Liberty Leading the People by Eugène Delacroix commemorates the July Revolution.
"But the rebellion resulted in the opposite of what the revo­lutionaries intended. A new emperor came to power in France, insignificant in comparison to the first, and a man who only safe­guarded his own power and honour. In Prussia, the king and his government came out of the battle strengthened, and the same applied to other German-dominated states. Reactionary Russia, with its despotic tsar, Nicholas I, strengthened its position on the continent, and Great Britain -- the last refuge in Europe for revo­lutionaries -- became even more vigilant against its own threats. In the revolutionary year of 1848, Chartism had experienced its last great period of growth. The activists -- who again quickly increased in number -- were optimistic, but the keepers of order were on their guard and every attempt at rebellion was smoth­ered in its cradle. In addition, many Chartists were hesitant with regard to the more downright socialist slogans.

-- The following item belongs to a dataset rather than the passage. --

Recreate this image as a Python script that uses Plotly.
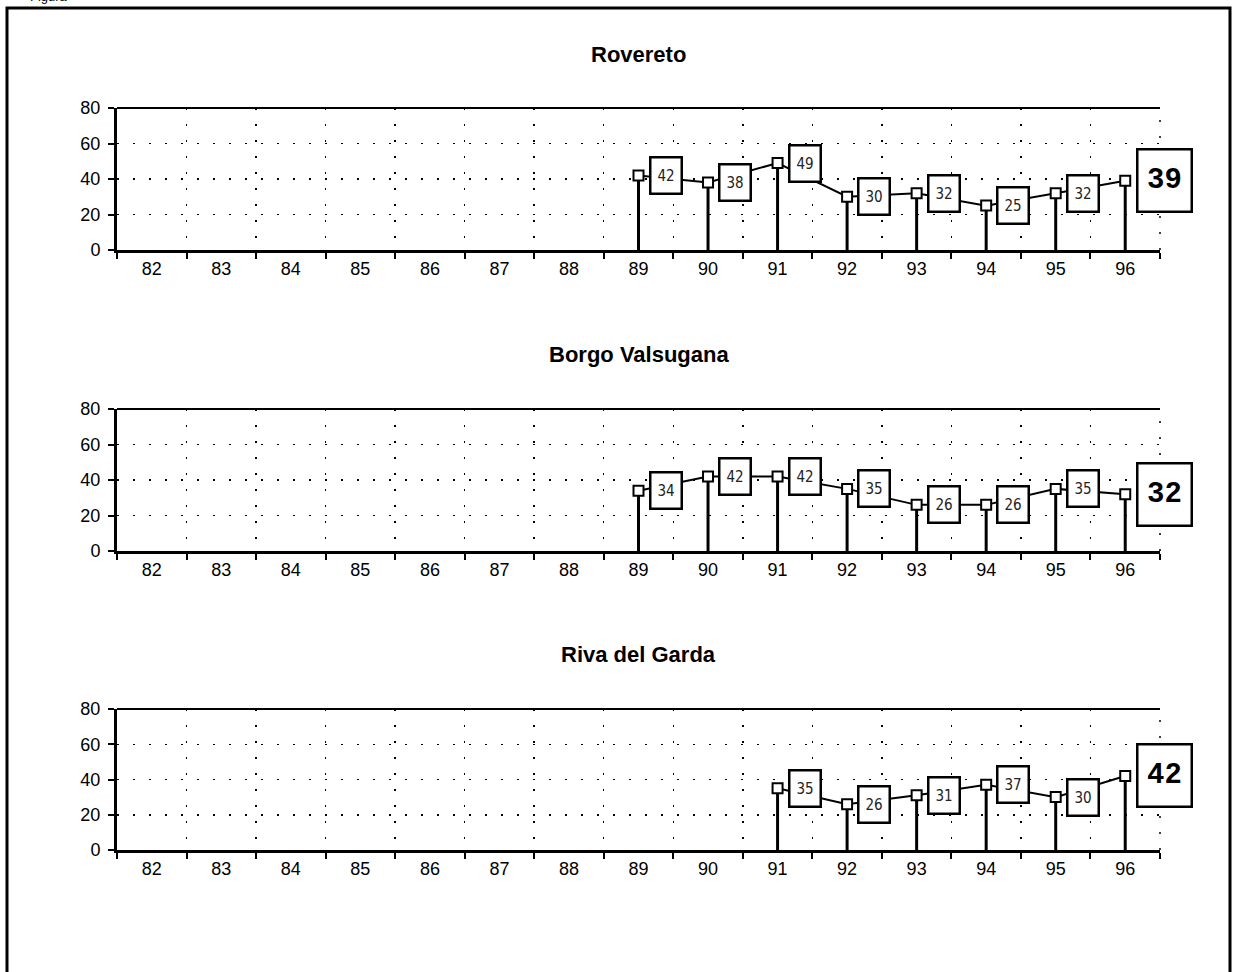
import plotly.graph_objects as go

# ---------------- data ----------------
years = ["82", "83", "84", "85", "86", "87", "88", "89",
         "90", "91", "92", "93", "94", "95", "96"]
y_tick_vals = [0, 20, 40, 60, 80]

titles = ["Rovereto", "Borgo Valsugana", "Riva del Garda"]

rovereto_years = ["89", "90", "91", "92", "93", "94", "95", "96"]
rovereto_vals = [42, 38, 49, 30, 32, 25, 32, 39]

borgo_years = ["89", "90", "91", "92", "93", "94", "95", "96"]
borgo_vals = [34, 42, 42, 35, 26, 26, 35, 32]

riva_years = ["91", "92", "93", "94", "95", "96"]
riva_vals = [35, 26, 31, 37, 30, 42]

series = [(rovereto_years, rovereto_vals),
          (borgo_years, borgo_vals),
          (riva_years, riva_vals)]

# ---------------- layout geometry (pixels) ----------------
W, H = 1234, 972
PL, PR = 117, 1160
panels_px = [(108, 250, 54), (409, 551, 355), (709, 850, 654)]


def py(px):
    return 1 - px / H


def px_x(px):
    return (px - PL) / (PR - PL)


fig = go.Figure()
layout_axes = {}

for i, ((xs, vs), (top, bot, ttl)) in enumerate(zip(series, panels_px)):
    sfx = "" if i == 0 else str(i + 1)
    xa, ya = "x" + sfx, "y" + sfx

    # connecting line + stems
    fig.add_trace(go.Scatter(
        x=xs, y=vs, xaxis=xa, yaxis=ya, mode="lines",
        line=dict(color="black", width=2),
        error_y=dict(type="data", symmetric=False, array=[0] * len(vs),
                     arrayminus=vs, thickness=3, width=0, color="black"),
        hoverinfo="skip", showlegend=False, cliponaxis=False))
    # markers on top
    fig.add_trace(go.Scatter(
        x=xs, y=vs, xaxis=xa, yaxis=ya, mode="markers",
        marker=dict(symbol="square", size=10, color="white",
                    line=dict(color="black", width=2)),
        hoverinfo="skip", showlegend=False, cliponaxis=False))

    # boxed value labels (category position = index in category array)
    for j, (x, v) in enumerate(zip(xs, vs)):
        last = j == len(vs) - 1
        cx = years.index(x)
        if last:
            fig.add_annotation(
                x=cx, y=v, xref=xa, yref=ya, text=str(v), showarrow=False,
                xanchor="left", yanchor="middle", xshift=11,
                width=52, height=60, align="center", valign="middle",
                bgcolor="white", bordercolor="black", borderwidth=2.5, borderpad=0,
                font=dict(family="Liberation Mono", size=29, color="black",
                          weight="bold"))
        else:
            fig.add_annotation(
                x=cx, y=v, xref=xa, yref=ya, text=str(v), showarrow=False,
                xanchor="left", yanchor="middle", xshift=10,
                width=29, height=34, align="center", valign="middle",
                bgcolor="white", bordercolor="black", borderwidth=2.5, borderpad=0,
                font=dict(family="DejaVu Sans Condensed, DejaVu Sans", size=15,
                          color="#222222", weight="normal"))

    # panel title
    fig.add_annotation(
        x=0.5, y=py(ttl), xref="paper", yref="paper", text="<b>%s</b>" % titles[i],
        showarrow=False, xanchor="center", yanchor="middle",
        font=dict(family="Liberation Sans", size=22, color="black"))

    # top border line of plot area
    fig.add_shape(type="line", xref=xa + " domain", yref=ya + " domain",
                  x0=0, x1=1, y0=1, y1=1, line=dict(color="black", width=2))
    # dotted right edge of plot area
    fig.add_shape(type="line", xref=xa + " domain", yref=ya + " domain",
                  x0=1, x1=1, y0=0, y1=1, layer="below",
                  line=dict(color="black", width=1.5, dash="2px,14px"))

    layout_axes["xaxis" + sfx] = dict(
        domain=[0, 1], anchor=ya, type="category", automargin=False,
        categoryorder="array", categoryarray=years, range=[-0.5, len(years) - 0.5],
        tickson="boundaries", ticks="outside", ticklen=6, tickwidth=2,
        tickcolor="black", showline=True, linecolor="black", linewidth=3,
        showgrid=True, gridcolor="black", gridwidth=1.5, griddash="2px,14px",
        tickfont=dict(family="Liberation Sans", size=18, color="black"),
        fixedrange=True, zeroline=False)
    layout_axes["yaxis" + sfx] = dict(
        domain=[py(bot), py(top)], anchor=xa, range=[0, 80], automargin=False,
        tickvals=y_tick_vals, ticks="outside", ticklen=6, tickwidth=2,
        tickcolor="black", showline=True, linecolor="black", linewidth=3,
        showgrid=True, gridcolor="black", gridwidth=1.5, griddash="2px,14px",
        zeroline=False, ticklabelstandoff=4,
        tickfont=dict(family="Liberation Sans", size=18, color="black"),
        fixedrange=True)

# outer frame
fig.add_shape(type="rect", xref="paper", yref="paper",
              x0=px_x(7), x1=px_x(1230), y0=py(990), y1=py(8),
              line=dict(color="black", width=3), fillcolor="rgba(0,0,0,0)",
              layer="above")

# cut-off figure caption at the very top
fig.add_annotation(x=px_x(28), y=py(-3), xref="paper", yref="paper",
                   text="Figura", showarrow=False, xanchor="left",
                   yanchor="middle",
                   font=dict(family="Liberation Sans", size=13, color="black"))

fig.update_layout(
    width=W, height=H,
    margin=dict(l=PL, r=W - PR, t=0, b=0, autoexpand=False),
    paper_bgcolor="white", plot_bgcolor="white",
    showlegend=False,
    **layout_axes)

fig.write_html(
    "out.html",
    config={"displayModeBar": False, "staticPlot": True},
    post_script=(
        "document.documentElement.style.margin='0';"
        "document.body.style.margin='0';document.body.style.overflow='hidden';"
        "var d=document.getElementById('{plot_id}');"
        "d.style.position='fixed';d.style.top='0px';d.style.left='0px';"
    ))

"After the wave of revolutions, the front against all social change was stronger than ever, both in Great Britain and across Europe. It was a change that not only dashed many hopes. It also opened the path to a new way of thinking -- or, rather, it brought ideas that had recently been repressed to the foreground. Views on social development -- in fact, on change in general -- were transformed. The conviction that most processes require dramatic breaks was overshadowed by its opposite: the idea of continuity."